I’d be willing to bet that your interpretation of its performance is flawless, but if you put a a thermometer in the vents it would be substandard performance. The whole is my AC working right thing is not an across the board even consensus, some people don’t like it as cold as others simply put. I put a thermometer in my wife’s Lexus and my sons Tacoma and both of them will blow low 40’s at idle in 95-100 deg temps. My Rams AC blows 15-20 degrees warmer than my other two vehicles. Only with the valve in place can I get similar temps. Some people are fine with 52-59 deg temps at the vents on warm days but truth be told those temps in most vehicles would indicate something being wrong with the AC, like low on Freon. The fact that blocking off heater core flow provides close to normal AC temps tells me that there is a blend door problem. The heat from the core is blending with the cold air from the evaporator and hence blowing blended war and cold air together through our vents. If the blend door closed all the way it would eliminate the warm air from passing by hence why when we block of the heater core hose we stop that warm air from being able to blend. That’s the only possibility. If we blocked off the heater core and still didn’t get low 40’s then that tells us there is something else wrong in the system, but that’s not the case.
You've got it right, every human has different temperature thresholds and comfort levels, so one person's cold air is another person's lukewarm air.

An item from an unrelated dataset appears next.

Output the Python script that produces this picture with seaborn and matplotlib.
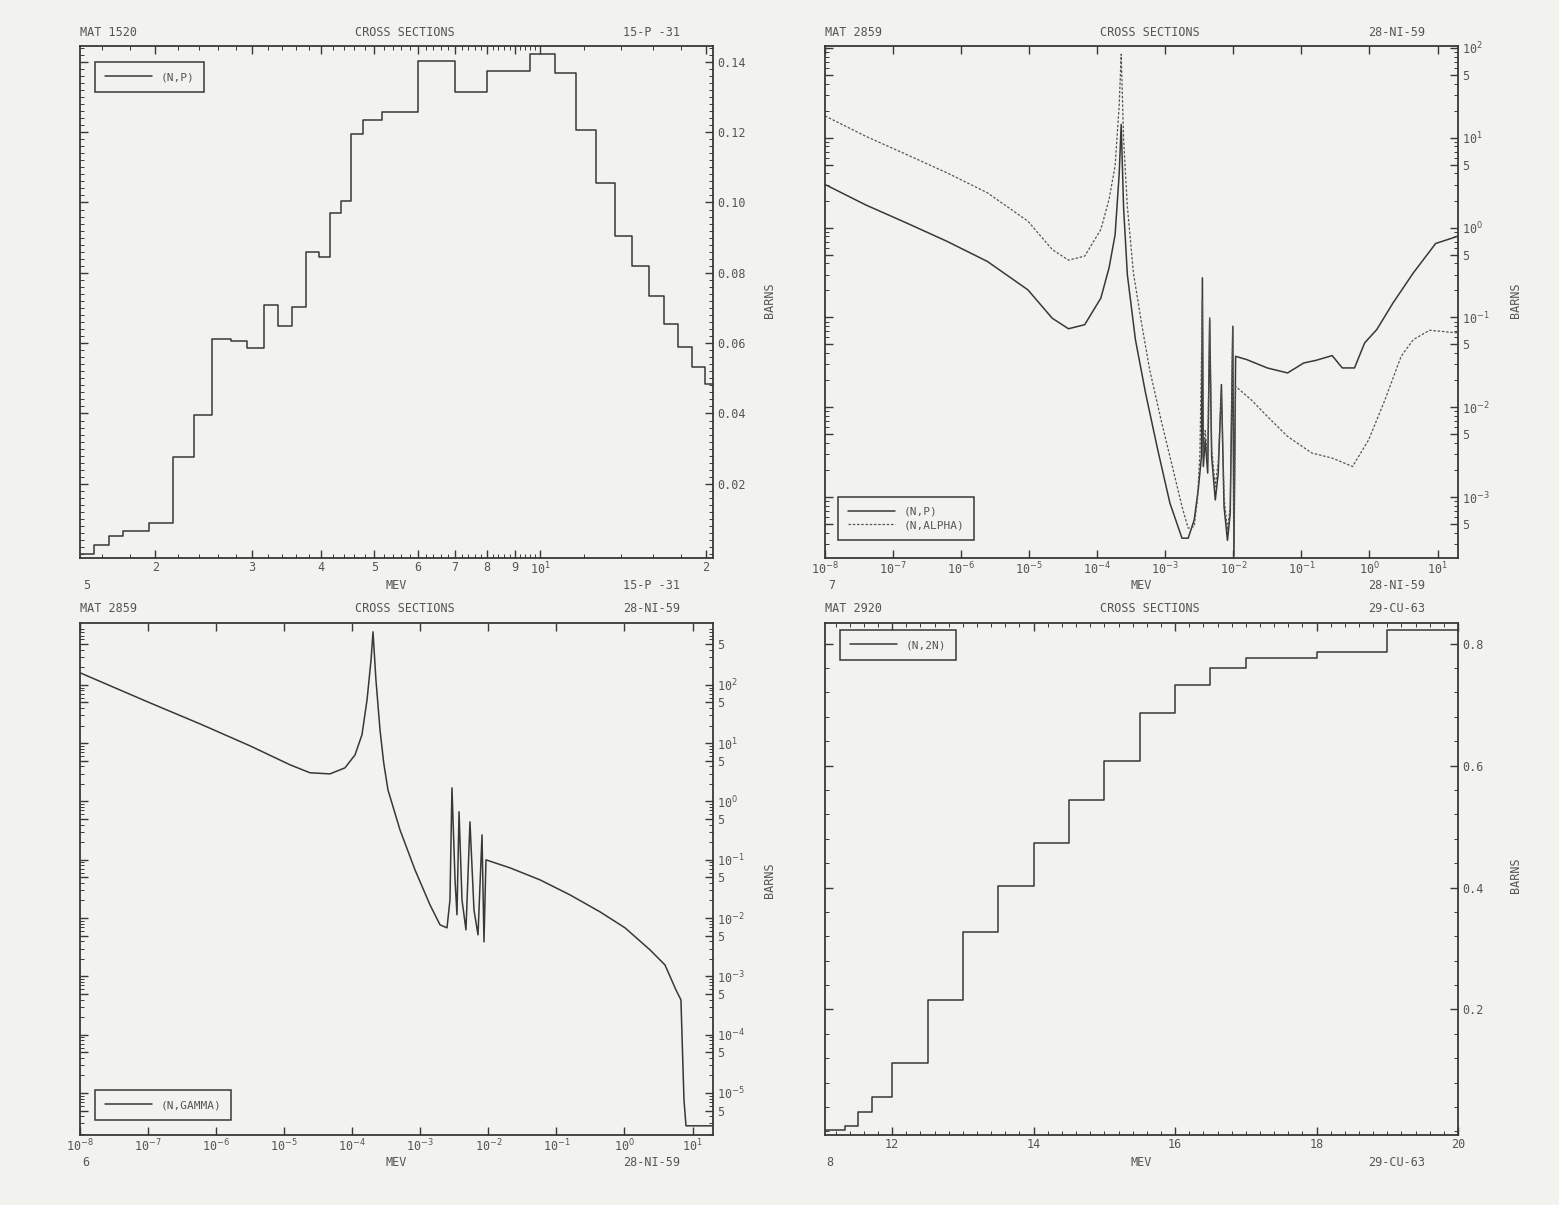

A thermometer is the only accurate, consistent way to judge.
That said, comparing one vehicle to another side-by-side, even it's just by the feel of the air coming out of the vents, can tell you a lot.
Of the eight or so 2019 Ram DT 1500s I've tested, only ONE had what I consider to be normal, acceptable cooling performance.
One thing I do if I don't have a thermometer is hold my hand right in front of one of the center vents in the dash and count the time to when the air coming out of the vent begins to feel acceptably cool. ("1-one-thousand, 2-one-thousand, 3-one thousand"...). Every other vehicle I've checked out gets the first feeling of cool air by the count of 5-one-thousand, and very cool air by the count of 10-one-thousand. Seven of the eight 2019 Ram DT 1500s I've checked out are just barely feeling cool at the count of 20-one-thousand or 30-one-thousand, and only the one ever got cool enough to feel comfortable.
Ram definitely has a problem with the AC systems on a significant percentage of the 2019 DT 1500s, either a programming issue or a assembly-line quality issue. Like you, I believe it is not inherently the compressor/evaporator/condenser mechanical system that is at fault.